-- BEGIN --
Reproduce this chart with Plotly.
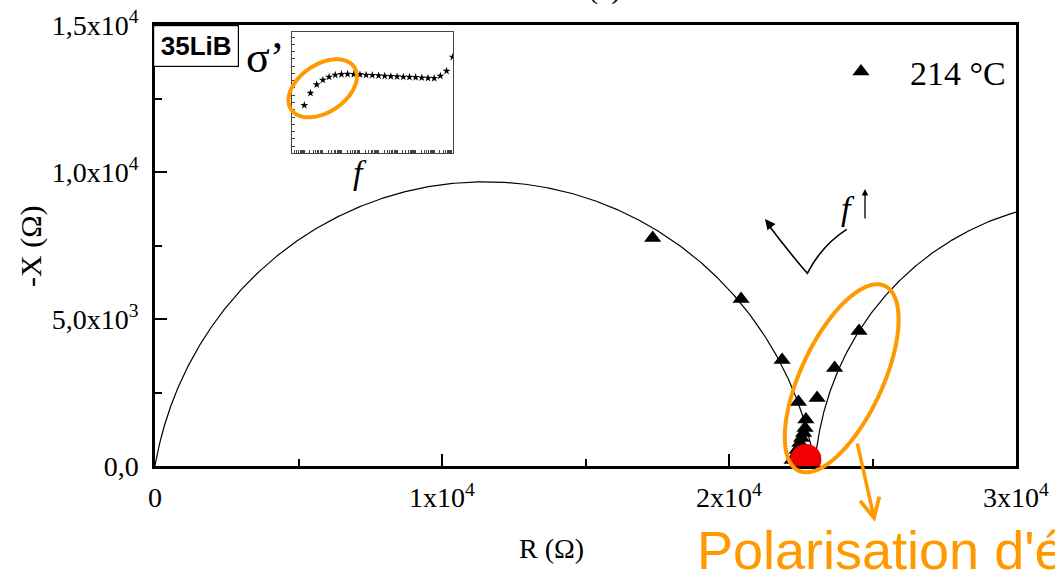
import numpy as np
import plotly.graph_objects as go

# ---- Nyquist data, 35LiB glass at 214 °C ----
r_ohm = [17340, 20420, 21850, 22420, 22680, 22650, 22600, 22530, 22470, 22370, 22200,
         23070, 23680, 24530]
x_ohm = [7755, 5680, 3605, 2177, 1582, 1293, 1122, 952, 782, 544, 204,
         2313, 3333, 4592]
series_name = "214 °C"

# highlighted electrode-polarisation onset
pol_r = [22680]
pol_x = [221]

# equivalent-circuit fit: two ZARC elements (R || CPE) in series
zarc_r = [23000, 19300]      # ohm
zarc_n = [0.89, 0.956]
zarc_tau = [1e-6, 1e-1]      # s

# inset: real conductivity versus frequency (arbitrary units)
inset_f = [1e-1, 2.15e-1, 4.64e-1, 1e0, 2.15e0, 4.64e0, 1e1, 2.15e1, 4.64e1, 1e2,
           2.15e2, 4.64e2, 1e3, 2.15e3, 4.64e3, 1e4, 2.15e4, 4.64e4, 1e5, 2.15e5,
           4.64e5, 1e6, 2.15e6, 4.64e6, 1e7]
inset_sigma = [3.97, 4.98, 5.68, 6.06, 6.31, 6.47, 6.53, 6.55, 6.53, 6.50,
               6.47, 6.45, 6.42, 6.39, 6.36, 6.34, 6.31, 6.30, 6.28, 6.25,
               6.22, 6.20, 6.39, 6.80, 7.96]

x_tickvals = [0, 10000, 20000, 30000]
x_ticktext = ["0", "1x10<sup>4</sup>", "2x10<sup>4</sup>", "3x10<sup>4</sup>"]
y_tickvals = [0, 5000, 10000, 15000]
y_ticktext = ["0,0", "5,0x10<sup>3</sup>", "1,0x10<sup>4</sup>", "1,5x10<sup>4</sup>"]

# ---- fit curve ----
omega = np.logspace(-3, 10, 4000)
z = np.zeros_like(omega, dtype=complex)
for R, n, tau in zip(zarc_r, zarc_n, zarc_tau):
    z += R / (1 + (1j * omega * tau) ** n)
fit_re, fit_im = z.real, -z.imag

# ---- page geometry (pixels) ----
W, H = 1055, 574
ML, MR, MT, MB = 155, 39, 25, 108
PW, PH = W - ML - MR, H - MT - MB


def paper(px, py):
    return (px - ML) / PW, (H - MB - py) / PH


def ellipse_path(cx, cy, a, b, deg, n=120):
    th = np.radians(deg)
    t = np.linspace(0, 2 * np.pi, n)
    xs = cx + a * np.cos(t) * np.cos(th) + b * np.sin(t) * np.sin(th)
    ys = cy - a * np.cos(t) * np.sin(th) + b * np.sin(t) * np.cos(th)
    pts = [paper(x, y) for x, y in zip(xs, ys)]
    return "M " + " L ".join(f"{x:.5f},{y:.5f}" for x, y in pts) + " Z"


SERIF = "Liberation Serif"
SANS = "Liberation Sans"
ORANGE = "#FF9900"

fig = go.Figure()

fig.add_trace(go.Scatter(x=fit_re, y=fit_im, mode="lines",
                         line=dict(color="black", width=1.2), showlegend=False,
                         hoverinfo="skip"))
fig.add_trace(go.Scatter(x=r_ohm, y=x_ohm, mode="markers", name=series_name,
                         marker=dict(symbol="triangle-up", size=15, color="black")))
fig.add_trace(go.Scatter(x=pol_r, y=pol_x, mode="markers", showlegend=False,
                         marker=dict(symbol="circle", size=31, color="#F00000")))

# inset
fig.add_trace(go.Scatter(x=inset_f, y=inset_sigma, mode="markers", xaxis="x2", yaxis="y2",
                         showlegend=False,
                         marker=dict(symbol="star", size=6, color="black")))

ix0, iy0 = paper(291.7, 153.3)
ix1, iy1 = paper(453.3, 32.3)

axis_common = dict(showgrid=False, zeroline=False, showline=True, mirror=True,
                   linecolor="black", linewidth=2.5, ticks="inside", ticklen=12,
                   tickwidth=2, tickcolor="black",
                   tickfont=dict(family=SERIF, size=28, color="black"))

fig.update_layout(
    width=W, height=H,
    margin=dict(l=ML, r=MR, t=MT, b=MB, autoexpand=False),
    paper_bgcolor="white", plot_bgcolor="white",
    xaxis=dict(range=[0, 30000], tickmode="array", tickvals=x_tickvals, ticktext=x_ticktext,
               minor=dict(tickvals=[5000, 15000, 25000], ticks="inside", ticklen=7,
                          tickwidth=2, tickcolor="black"),
               ticklabelstandoff=5, **axis_common),
    yaxis=dict(range=[0, 15000], tickmode="array", tickvals=y_tickvals, ticktext=y_ticktext,
               minor=dict(tickvals=[2500, 7500, 12500], ticks="inside", ticklen=7,
                          tickwidth=2, tickcolor="black"),
               ticklabelstandoff=8, **axis_common),
    xaxis2=dict(type="log", domain=[ix0, ix1], anchor="y2", range=[-1.68, 7.03],
                dtick="D1", showticklabels=False, showgrid=False, zeroline=False,
                showline=True, mirror=True, linecolor="#444", linewidth=1.2,
                ticks="inside", ticklen=3, tickwidth=0.8, tickcolor="#444"),
    yaxis2=dict(domain=[iy0, iy1], anchor="x2", range=[0, 10], dtick=0.6,
                showticklabels=False, showgrid=False, zeroline=False,
                showline=True, mirror=True, linecolor="#444", linewidth=1.2,
                ticks="inside", ticklen=3, tickwidth=0.8, tickcolor="#444"),
    legend=dict(x=paper(812, 0)[0], y=paper(0, 43)[1], xanchor="left", yanchor="top",
                itemwidth=88, bgcolor="rgba(0,0,0,0)", borderwidth=0,
                font=dict(family=SERIF, size=34, color="black")),
    showlegend=True,
)

shapes = []
# highlight around the polarisation points and around the inset low-frequency points
shapes.append(dict(type="path", xref="paper", yref="paper", layer="above",
                   path=ellipse_path(841.7, 378.3, 102, 41, 65),
                   line=dict(color=ORANGE, width=4)))
shapes.append(dict(type="path", xref="paper", yref="paper", layer="above",
                   path=ellipse_path(322.7, 88.3, 38, 23.8, 34),
                   line=dict(color=ORANGE, width=4)))
# frequency direction sketch
p_a, p_b, p_c = paper(846.7, 229.3), paper(807.3, 273.3), paper(767, 223)
q1, q2 = paper(822, 245), paper(788, 251)
shapes.append(dict(type="path", xref="paper", yref="paper", layer="above",
                   path=(f"M {p_a[0]:.5f},{p_a[1]:.5f} Q {q1[0]:.5f},{q1[1]:.5f} "
                         f"{p_b[0]:.5f},{p_b[1]:.5f} Q {q2[0]:.5f},{q2[1]:.5f} "
                         f"{p_c[0]:.5f},{p_c[1]:.5f}"),
                   line=dict(color="black", width=1.6)))
fig.update_layout(shapes=shapes)

ann = []


def text_at(px, py, text, size, family=SERIF, color="black", xanchor="center",
            yanchor="middle", **kw):
    x, y = paper(px, py)
    d = dict(x=x, y=y, xref="paper", yref="paper", text=text, showarrow=False,
             xanchor=xanchor, yanchor=yanchor,
             font=dict(family=family, size=size, color=color))
    d.update(kw)
    ann.append(d)


# sample label box
bx, by = paper(153, 25)
ann.append(dict(x=bx, y=by, xref="paper", yref="paper", xanchor="left", yanchor="top",
                text="<b>35LiB</b>", showarrow=False, width=78, height=34, borderpad=3,
                bordercolor="black", borderwidth=1.2, bgcolor="white",
                font=dict(family=SANS, size=26, color="black")))
text_at(265, 58, "σ’", 44)
text_at(360, 172, "<i>f</i>", 34)
text_at(551, 548, "R (Ω)", 28)
text_at(31, 246, "-X (Ω)", 30, textangle=-90)
text_at(848, 208, "<i>f</i>", 34)
text_at(604, -12, "(a)", 30)
text_at(695, 550, "Polarisation d'é", 54, family=SANS, color=ORANGE, xanchor="left")

# arrows
tip = paper(865, 189)
ann.append(dict(x=tip[0], y=tip[1], xref="paper", yref="paper", text="", showarrow=True,
                ax=0, ay=31, arrowhead=2, arrowsize=1, arrowwidth=1.3, arrowcolor="black"))
tip = paper(765, 219)
ann.append(dict(x=tip[0], y=tip[1], xref="paper", yref="paper", text="", showarrow=True,
                ax=4, ay=5, arrowhead=2, arrowsize=1.3, arrowwidth=1.6, arrowcolor="black",
                standoff=0))
tip = paper(875, 522)
ann.append(dict(x=tip[0], y=tip[1], xref="paper", yref="paper", text="", showarrow=True,
                ax=-18, ay=-80, arrowhead=5, arrowsize=1.1, arrowwidth=3.5,
                arrowcolor=ORANGE))
fig.update_layout(annotations=ann)

fig.write_html("out.html")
-- END --
With all pictures left out, please transcribe exactly the lines from the start of the material through the line with "x, y in pts)".

Reproduce this chart with Plotly.
import numpy as np
import plotly.graph_objects as go

# ---- Nyquist data, 35LiB glass at 214 °C ----
r_ohm = [17340, 20420, 21850, 22420, 22680, 22650, 22600, 22530, 22470, 22370, 22200,
         23070, 23680, 24530]
x_ohm = [7755, 5680, 3605, 2177, 1582, 1293, 1122, 952, 782, 544, 204,
         2313, 3333, 4592]
series_name = "214 °C"

# highlighted electrode-polarisation onset
pol_r = [22680]
pol_x = [221]

# equivalent-circuit fit: two ZARC elements (R || CPE) in series
zarc_r = [23000, 19300]      # ohm
zarc_n = [0.89, 0.956]
zarc_tau = [1e-6, 1e-1]      # s

# inset: real conductivity versus frequency (arbitrary units)
inset_f = [1e-1, 2.15e-1, 4.64e-1, 1e0, 2.15e0, 4.64e0, 1e1, 2.15e1, 4.64e1, 1e2,
           2.15e2, 4.64e2, 1e3, 2.15e3, 4.64e3, 1e4, 2.15e4, 4.64e4, 1e5, 2.15e5,
           4.64e5, 1e6, 2.15e6, 4.64e6, 1e7]
inset_sigma = [3.97, 4.98, 5.68, 6.06, 6.31, 6.47, 6.53, 6.55, 6.53, 6.50,
               6.47, 6.45, 6.42, 6.39, 6.36, 6.34, 6.31, 6.30, 6.28, 6.25,
               6.22, 6.20, 6.39, 6.80, 7.96]

x_tickvals = [0, 10000, 20000, 30000]
x_ticktext = ["0", "1x10<sup>4</sup>", "2x10<sup>4</sup>", "3x10<sup>4</sup>"]
y_tickvals = [0, 5000, 10000, 15000]
y_ticktext = ["0,0", "5,0x10<sup>3</sup>", "1,0x10<sup>4</sup>", "1,5x10<sup>4</sup>"]

# ---- fit curve ----
omega = np.logspace(-3, 10, 4000)
z = np.zeros_like(omega, dtype=complex)
for R, n, tau in zip(zarc_r, zarc_n, zarc_tau):
    z += R / (1 + (1j * omega * tau) ** n)
fit_re, fit_im = z.real, -z.imag

# ---- page geometry (pixels) ----
W, H = 1055, 574
ML, MR, MT, MB = 155, 39, 25, 108
PW, PH = W - ML - MR, H - MT - MB


def paper(px, py):
    return (px - ML) / PW, (H - MB - py) / PH


def ellipse_path(cx, cy, a, b, deg, n=120):
    th = np.radians(deg)
    t = np.linspace(0, 2 * np.pi, n)
    xs = cx + a * np.cos(t) * np.cos(th) + b * np.sin(t) * np.sin(th)
    ys = cy - a * np.cos(t) * np.sin(th) + b * np.sin(t) * np.cos(th)
    pts = [paper(x, y) for x, y in zip(xs, ys)]
    return "M " + " L ".join(f"{x:.5f},{y:.5f}" for x, y in pts) + " Z"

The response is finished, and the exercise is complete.